To be clear. I actually like Windows 11. I don’t care about the general telemetry, though I disabled the typing data crap. Most of the things in the last few months about ads in Windows, about blocking apps, etc have been overblown and aren’t actually big problems in isolation. Even this is a little overblown right now as it requires an NPU which the vast majority of systems don’t have. But, this is just so tone-deaf and an obviously terrible idea that it needs to be put down hard.
as it requires an NPU which the vast majority of systems don’t have
Don’t have at the time. I agree with you but argument that it’s not an issue for many people right now will bite the majority eventually
I don’t want *dormant* malware on my PC either.
“Why not?”
–Micro$oft, probably
Yeah, they’re so focused on screwing me over that I’m worried eventually I’ll miss something.

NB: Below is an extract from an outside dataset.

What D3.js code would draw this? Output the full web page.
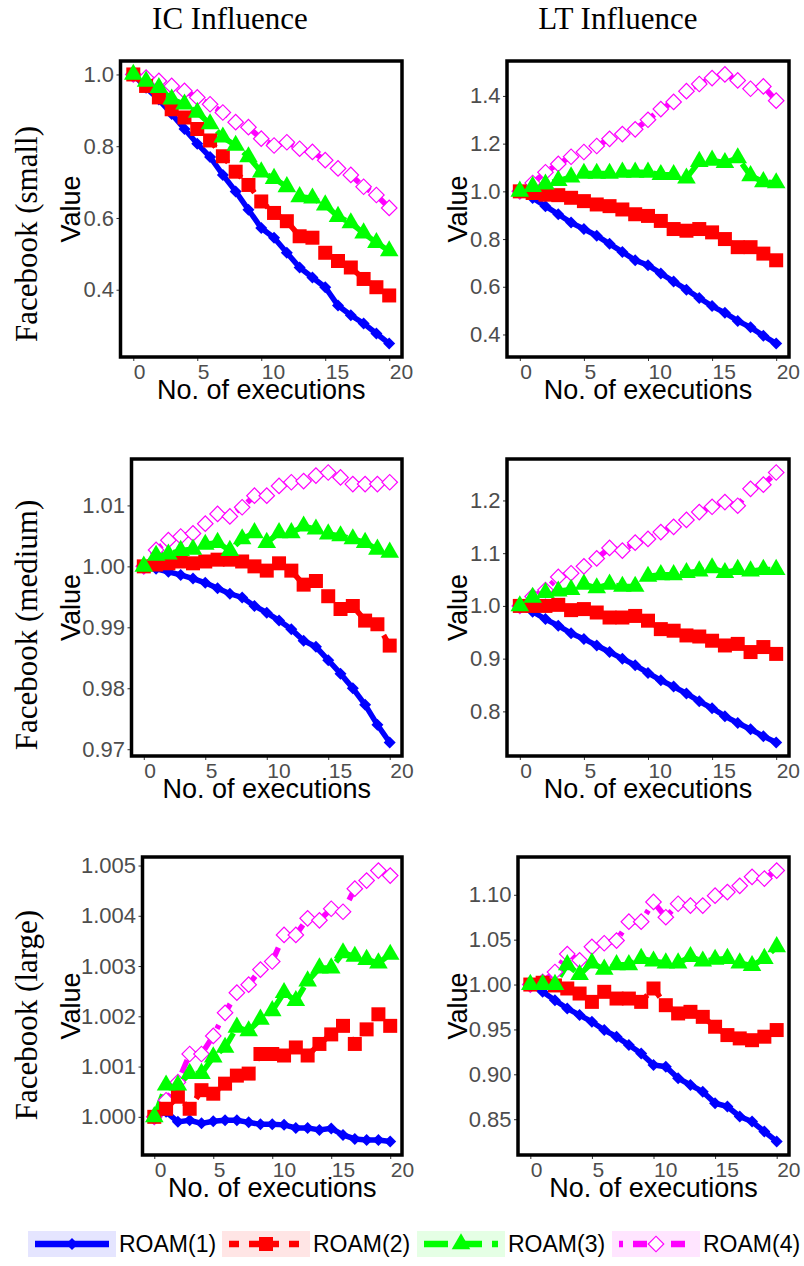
<!DOCTYPE html>
<html>
<head>
<meta charset="utf-8">
<script src="https://cdn.jsdelivr.net/npm/d3@7"></script>
<style>
  body { margin: 0; background: #fff; }
  svg { display: block; }
</style>
</head>
<body>
<svg id="chart" width="804" height="1266"></svg>
<script>
// x positions shared by every panel
const executions = [0, 1, 2, 3, 4, 5, 6, 7, 8, 9, 10, 11, 12, 13, 14, 15, 16, 17, 18, 19, 20];
const xTicks = [0, 5, 10, 15, 20];

const seriesNames = ["ROAM(1)", "ROAM(2)", "ROAM(3)", "ROAM(4)"];
const seriesColors = ["#0000ff", "#ff0000", "#00ff00", "#ff00ff"];

const colTitles = ["IC Influence", "LT Influence"];
const rowTitles = ["Facebook (small)", "Facebook (medium)", "Facebook (large)"];

// Facebook (small), IC
const icSmall1 = [1.0, 0.963, 0.93, 0.89, 0.848, 0.807, 0.77, 0.72, 0.674, 0.623, 0.572, 0.545, 0.503, 0.462, 0.434, 0.407, 0.356, 0.329, 0.306, 0.278, 0.25];
const icSmall2 = [1.0, 0.968, 0.936, 0.903, 0.88, 0.848, 0.816, 0.772, 0.729, 0.692, 0.646, 0.614, 0.591, 0.549, 0.545, 0.503, 0.48, 0.462, 0.43, 0.407, 0.384];
const icSmall3 = [1.0, 0.981, 0.963, 0.931, 0.917, 0.894, 0.862, 0.825, 0.802, 0.77, 0.728, 0.71, 0.687, 0.659, 0.655, 0.636, 0.604, 0.586, 0.558, 0.531, 0.508];
const icSmall4 = [1.0, 0.991, 0.982, 0.968, 0.954, 0.936, 0.917, 0.894, 0.867, 0.853, 0.821, 0.802, 0.811, 0.793, 0.784, 0.761, 0.738, 0.72, 0.687, 0.664, 0.628];
const icSmallTicks = [0.4, 0.6, 0.8, 1.0];

// Facebook (small), LT
const ltSmall1 = [1.0, 0.972, 0.938, 0.904, 0.869, 0.842, 0.814, 0.78, 0.746, 0.711, 0.69, 0.656, 0.622, 0.588, 0.553, 0.519, 0.491, 0.457, 0.43, 0.395, 0.362];
const ltSmall2 = [1.0, 0.993, 0.986, 0.984, 0.973, 0.959, 0.945, 0.938, 0.924, 0.904, 0.897, 0.876, 0.842, 0.835, 0.842, 0.828, 0.8, 0.766, 0.766, 0.739, 0.711];
const ltSmall3 = [1.0, 1.02, 1.03, 1.045, 1.06, 1.075, 1.075, 1.075, 1.08, 1.08, 1.08, 1.07, 1.07, 1.055, 1.125, 1.13, 1.12, 1.14, 1.065, 1.04, 1.035];
const ltSmall4 = [1.0, 1.035, 1.08, 1.115, 1.145, 1.165, 1.19, 1.22, 1.24, 1.26, 1.3, 1.345, 1.375, 1.42, 1.45, 1.475, 1.49, 1.465, 1.43, 1.44, 1.38];
const ltSmallTicks = [0.4, 0.6, 0.8, 1.0, 1.2, 1.4];

// Facebook (medium), IC
const icMedium1 = [1.0, 0.9996, 0.9991, 0.9986, 0.998, 0.9973, 0.9964, 0.9955, 0.9949, 0.9935, 0.9924, 0.9911, 0.9897, 0.9878, 0.9868, 0.9846, 0.9824, 0.98, 0.9773, 0.974, 0.9711];
const icMedium2 = [1.0, 1.0003, 1.0005, 1.0008, 1.0005, 1.0008, 1.0011, 1.0011, 1.0008, 1.0, 0.9993, 1.0005, 0.9993, 0.997, 0.9976, 0.9951, 0.993, 0.9935, 0.9911, 0.9905, 0.987];
const icMedium3 = [1.0, 1.0018, 1.002, 1.0026, 1.0028, 1.0036, 1.0039, 1.0026, 1.0045, 1.0055, 1.0039, 1.0055, 1.0055, 1.0066, 1.0061, 1.0053, 1.005, 1.0045, 1.0039, 1.0028, 1.0023];
const icMedium4 = [1.0, 1.0027, 1.0043, 1.0049, 1.0054, 1.007, 1.0086, 1.0082, 1.0097, 1.0116, 1.0116, 1.0132, 1.0138, 1.014, 1.0149, 1.0154, 1.0146, 1.0135, 1.0135, 1.0135, 1.0138];
const icMediumTicks = [0.97, 0.98, 0.99, 1.0, 1.01];

// Facebook (medium), LT
const ltMedium1 = [1.0, 0.989, 0.975, 0.9625, 0.948, 0.9375, 0.925, 0.9125, 0.9, 0.8875, 0.873, 0.859, 0.847, 0.834, 0.819, 0.806, 0.791, 0.778, 0.766, 0.753, 0.741];
const ltMedium2 = [1.0, 1.0, 1.0, 1.002, 0.992, 0.994, 0.9875, 0.978, 0.978, 0.981, 0.972, 0.956, 0.953, 0.944, 0.942, 0.934, 0.925, 0.928, 0.9125, 0.922, 0.909];
const ltMedium3 = [1.0, 1.016, 1.025, 1.028, 1.031, 1.041, 1.034, 1.041, 1.037, 1.037, 1.056, 1.059, 1.059, 1.063, 1.066, 1.072, 1.063, 1.069, 1.066, 1.069, 1.069];
const ltMedium4 = [1.0, 1.018, 1.03, 1.055, 1.062, 1.075, 1.09, 1.11, 1.105, 1.12, 1.127, 1.14, 1.15, 1.163, 1.178, 1.188, 1.197, 1.19, 1.222, 1.23, 1.253];
const ltMediumTicks = [0.8, 0.9, 1.0, 1.1, 1.2];

// Facebook (large), IC
const icLarge1 = [1.0, 1.0001, 0.9999, 0.99993, 0.99987, 0.99991, 0.99993, 0.99993, 0.99989, 0.99985, 0.99985, 0.99984, 0.99978, 0.99978, 0.99974, 0.99977, 0.99964, 0.99956, 0.99954, 0.99954, 0.99951];
const icLarge2 = [1.0, 1.00016, 1.0004, 1.00016, 1.00053, 1.00046, 1.00066, 1.00082, 1.00086, 1.00125, 1.00125, 1.00122, 1.00138, 1.00122, 1.00145, 1.00164, 1.00181, 1.00145, 1.00174, 1.00204, 1.00181];
const icLarge3 = [1.0, 1.00063, 1.00063, 1.00086, 1.00086, 1.00119, 1.00138, 1.00178, 1.00171, 1.00194, 1.00211, 1.00247, 1.00231, 1.0027, 1.00296, 1.00296, 1.00326, 1.00319, 1.00313, 1.00306, 1.00323];
const icLarge4 = [1.0, 1.00033, 1.00069, 1.00125, 1.00125, 1.00161, 1.00207, 1.00247, 1.00263, 1.00293, 1.00309, 1.00362, 1.00362, 1.00395, 1.00391, 1.00414, 1.00408, 1.00454, 1.0047, 1.0049, 1.0048];
const icLargeTicks = [1.0, 1.001, 1.002, 1.003, 1.004, 1.005];

// Facebook (large), LT
const ltLarge1 = [1.0, 0.992, 0.9826, 0.9733, 0.966, 0.9585, 0.9493, 0.9419, 0.9326, 0.9233, 0.9104, 0.9085, 0.8956, 0.8881, 0.8807, 0.8678, 0.8641, 0.853, 0.8474, 0.8363, 0.8252];
const ltLarge2 = [1.0, 1.002, 0.999, 0.9956, 0.99, 0.9807, 0.9919, 0.9844, 0.9844, 0.9807, 0.9956, 0.977, 0.9678, 0.9696, 0.964, 0.953, 0.9437, 0.94, 0.938, 0.9419, 0.9493];
const ltLarge3 = [1.0, 1.0, 1.0, 1.022, 1.011, 1.024, 1.017, 1.022, 1.022, 1.029, 1.026, 1.024, 1.024, 1.031, 1.026, 1.028, 1.029, 1.024, 1.021, 1.029, 1.042];
const ltLarge4 = [1.0, 1.003, 1.014, 1.034, 1.027, 1.042, 1.046, 1.049, 1.07, 1.07, 1.092, 1.075, 1.09, 1.088, 1.088, 1.099, 1.103, 1.11, 1.12, 1.118, 1.127];
const ltLargeTicks = [0.85, 0.9, 0.95, 1.0, 1.05, 1.1];

/* panel boxes: [left, top, right, bottom] of the black frame */
const panels = [
    { series: [icSmall1, icSmall2, icSmall3, icSmall4], ticks: icSmallTicks, fmt: ".1f", box: [120.5, 61, 402, 357], col: 0 },
    { series: [ltSmall1, ltSmall2, ltSmall3, ltSmall4], ticks: ltSmallTicks, fmt: ".1f", box: [507, 61, 789, 357], col: 1 },
    { series: [icMedium1, icMedium2, icMedium3, icMedium4], ticks: icMediumTicks, fmt: ".2f", box: [131.5, 459, 402, 756], col: 0 },
    { series: [ltMedium1, ltMedium2, ltMedium3, ltMedium4], ticks: ltMediumTicks, fmt: ".1f", box: [507, 459, 789, 756], col: 1 },
    { series: [icLarge1, icLarge2, icLarge3, icLarge4], ticks: icLargeTicks, fmt: ".3f", box: [142.5, 857, 402, 1155], col: 0 },
    { series: [ltLarge1, ltLarge2, ltLarge3, ltLarge4], ticks: ltLargeTicks, fmt: ".2f", box: [518, 857, 789, 1155], col: 1 }
];

const sansFont = "'Liberation Sans', Arial, sans-serif";
const serifFont = "'Liberation Serif', 'Times New Roman', serif";
const dashes = [null, "10,10", "24,10", "4,10,14,10"];
const lineW = 5.5;

const svg = d3.select("#chart");

function drawMarker(g, k) {
    let c = seriesColors[k];
    if (k == 0) {
        g.append("path")
            .attr("d", d3.symbol(d3.symbolSquare, 72)())
            .attr("transform", "rotate(45)")
            .attr("fill", c)
    } else if (k == 1) {
        g.append("path")
            .attr("d", d3.symbol(d3.symbolSquare, 196)())
            .attr("fill", c)
    } else if (k == 2) {
        g.append("path")
            .attr("d", d3.symbol(d3.symbolTriangle, 150)())
            .attr("fill", c)
    } else {
        g.append("path")
            .attr("d", d3.symbol(d3.symbolSquare, 120)())
            .attr("transform", "rotate(45)")
            .attr("fill", "#fff")
            .attr("stroke", c)
            .attr("stroke-width", 1.2)
    }
}

/* column titles */
svg.selectAll(".coltitle")
    .data(colTitles)
    .enter()
    .append("text")
    .attr("x", (d, i) => [230, 618][i])
    .attr("y", 29)
    .attr("text-anchor", "middle")
    .style("font-family", serifFont)
    .style("font-size", "31px")
    .text(d => d);

/* row titles */
const rowCenters = [234, 625, 1015];
rowTitles.forEach(function (t, i) {
    svg.append("text")
        .attr("transform", `translate(37, ${rowCenters[i]}) rotate(-90)`)
        .attr("text-anchor", "middle")
        .style("font-family", serifFont)
        .style("font-size", "31px")
        .text(t);
});

panels.forEach(function (p) {
    let [x0, y0, x1, y1] = p.box;
    let all = p.series.flat();
    let ext = d3.extent(all);
    let pad = (ext[1] - ext[0]) * 0.05;

    let x = d3.scaleLinear().domain([-1, 21]).range([x0, x1]);
    let y = d3.scaleLinear().domain([ext[0] - pad, ext[1] + pad]).range([y1, y0]);

    let g = svg.append("g");

    // y axis
    let ya = g.append("g")
        .attr("transform", `translate(${x0},0)`)
        .call(d3.axisLeft(y).tickValues(p.ticks).tickFormat(d3.format(p.fmt)).tickSize(4).tickPadding(2.5));
    ya.select(".domain").remove();
    ya.selectAll("line").attr("stroke", "#333");
    ya.selectAll("text")
        .attr("fill", "#4d4d4d")
        .style("font-family", sansFont)
        .style("font-size", "22px");

    // x axis, labels start at the tick
    let xa = g.append("g")
        .attr("transform", `translate(0,${y1})`)
        .call(d3.axisBottom(x).tickValues(xTicks).tickSize(4).tickPadding(3));
    xa.select(".domain").remove();
    xa.selectAll("line").attr("stroke", "#333");
    xa.selectAll("text")
        .attr("text-anchor", "start")
        .attr("fill", "#4d4d4d")
        .style("font-family", sansFont)
        .style("font-size", "21px");

    // axis titles
    g.append("text")
        .attr("x", (x0 + x1) / 2)
        .attr("y", y1 + 42)
        .attr("text-anchor", "middle")
        .style("font-family", sansFont)
        .style("font-size", "27px")
        .text("No. of executions");

    g.append("text")
        .attr("transform", `translate(${p.col == 0 ? 80 : 467}, ${(y0 + y1) / 2}) rotate(-90)`)
        .attr("text-anchor", "middle")
        .style("font-family", sansFont)
        .style("font-size", "27px")
        .text("Value");

    // lines
    let line = d3.line()
        .x((d, i) => x(executions[i]))
        .y(d => y(d));

    p.series.forEach(function (s, k) {
        g.append("path")
            .datum(s)
            .attr("d", line)
            .attr("fill", "none")
            .attr("stroke", seriesColors[k])
            .attr("stroke-width", lineW)
            .attr("stroke-dasharray", dashes[k])
    });

    // points: magenta first, then blue, red, green on top
    [3, 0, 1, 2].forEach(function (k) {
        g.selectAll(".pt" + k)
            .data(p.series[k])
            .enter()
            .append("g")
            .attr("class", "pt" + k)
            .attr("transform", (d, i) => `translate(${x(executions[i])},${y(d)})`)
            .each(function () { drawMarker(d3.select(this), k); });
    });

    // frame
    g.append("rect")
        .attr("x", x0)
        .attr("y", y0)
        .attr("width", x1 - x0)
        .attr("height", y1 - y0)
        .attr("fill", "none")
        .attr("stroke", "#000")
        .attr("stroke-width", 3.5);
});

/* legend */
const keyX = [28, 222, 417, 612];
const keyW = 88, keyH = 26, keyY = 1231;

seriesNames.forEach(function (name, k) {
    let lg = svg.append("g").attr("transform", `translate(${keyX[k]},${keyY})`);
    lg.append("rect")
        .attr("width", keyW)
        .attr("height", keyH)
        .attr("fill", seriesColors[k])
        .attr("fill-opacity", 0.1);
    lg.append("line")
        .attr("x1", 7).attr("x2", keyW - 7)
        .attr("y1", keyH / 2).attr("y2", keyH / 2)
        .attr("stroke", seriesColors[k])
        .attr("stroke-width", lineW + 1)
        .attr("stroke-dasharray", dashes[k]);
    let m = lg.append("g").attr("transform", `translate(${keyW / 2},${keyH / 2})`);
    drawMarker(m, k);
    lg.append("text")
        .attr("x", keyW + 3)
        .attr("y", keyH / 2 + 8)
        .style("font-family", sansFont)
        .style("font-size", "23px")
        .text(name);
});
</script>
</body>
</html>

Most of the things in the last few months about ads in Windows, about blocking apps, etc have been overblown and aren’t actually big problems in isolation.
Any telemetry sent without a very clearly informed opt in is malicious. Any ad in an OS is malicious. There is no valid justification for either.
Pretty sure they already said it would be opt-in. This is just planned damage control. The fools have already shown their hand. Again.